[RTTY] Digital Operators Band Plan Committee - Current thoughts and status

Kok Chen chen at mac.com
Sat Apr 5 13:17:45 EDT 2014


On Apr 5, 2014, at 9:03 AM, Peter Laws wrote:

> You're confusing two things here, software development and
> communications protocols.

I agree with Peter.

Personally, I prefer proper engineering documentation of the protocol than just be given open sourced code.

Open sourcing allows you to copy the code at will (up to the restrictions of the Copyright), but the salient properties of the protocol is often obscured.  This makes it harder to improve on the demodulator, or produce cleaner transmissions.

As example, on one hand I can give you MMTTY code to implement RTTY.  On the other hand, I can define Amateur RTTY as "45.45 baud Frequency Shift Keying, with 170 Hz shift, and encoded with 5-bit ITA2 ("Baudot") start-stop code, using 1, 1.5 or 2 stop bits."    And include a supplement that defines options such as how USOS works.

It is much harder to improve demodulator for the first case than for the second case.

This is even more true for advanced modes.  If I were to give you a page of code that implements Viterbi decoding of a convolution code, the actual meaning is lost, compared to the case where I document the actual equations that defines the convolution code that is used.  You can then go off and implement it by using the Viterbi algorithm, or with a syndrome decoder, or whatever else you like.

Many of you own an ST-8000 and has its Technical manual.  Go look through the schematics and try to decide how the ST-8000 handles multi-path, and you see a bunch of XOR gates.  However, the engineering description makes it clear how the circuit corrects multi-path.  Source code is akin to schematics.
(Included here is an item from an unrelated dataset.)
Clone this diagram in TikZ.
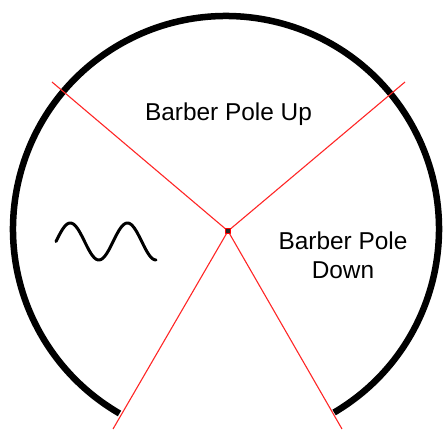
\documentclass[tikz,border=0pt]{standalone}
\usepackage{fontspec}
\setmainfont{Liberation Sans}
\begin{document}
\begin{tikzpicture}[declare function={cX = 226; cY = 200; cR = 213; sX = 56; sY = 187.5; sA = 18.5; sL = 100;},x=1pt,y=1pt,line join=round,
	redline/.style={red!85!white,line width=1.1pt},
	label/.style={font=\fontsize{24.4}{29}\selectfont,align=center,inner sep=0pt}]
	\useasboundingbox (0,0) rectangle (445,429);
	\begin{scope}
		\clip (0,0) rectangle (445,429);
		% outer ring, open at the bottom
		\draw[line width=6.5pt] (cX,cY) ++(-59.5:cR) arc[start angle=-59.5,end angle=240,radius=cR];
		% red dividers
		\node[draw=red,fill=black!85,line width=0.8pt,minimum size=5pt,inner sep=0pt] (hub) at (228,198) {};
		\coordinate (ul) at (52,347);
		\coordinate (ur) at (405,347);
		\coordinate (ll) at (113,0);
		\coordinate (lr) at (342,0);
		\foreach \e in {ul,ur,ll,lr}{
			\draw[redline] (hub) -- (\e);
		}
	\end{scope}
	% wave
	\draw[line width=3pt,line cap=round] plot[domain=0:630,samples=90,smooth] ({sX+\x/630*sL},{sY+sA*sin(\x)});
	\node[label] (up) at (228.5,315) {Barber Pole Up};
	\node[label] (down) at (343,174) {Barber Pole\\Down};
\end{tikzpicture}
\end{document}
So, it depends on your goal.  If it is just to let someone else duplicate your code (e.g., to let someone else decode your Pactor 4 transmissions), then open sourced code is fine.  However, if you want to allow someone else to improve upon what you have done (e.g., to make Pactor 4 operate at a lower SNR), then I myself prefer good engineering (or Patent) documentation.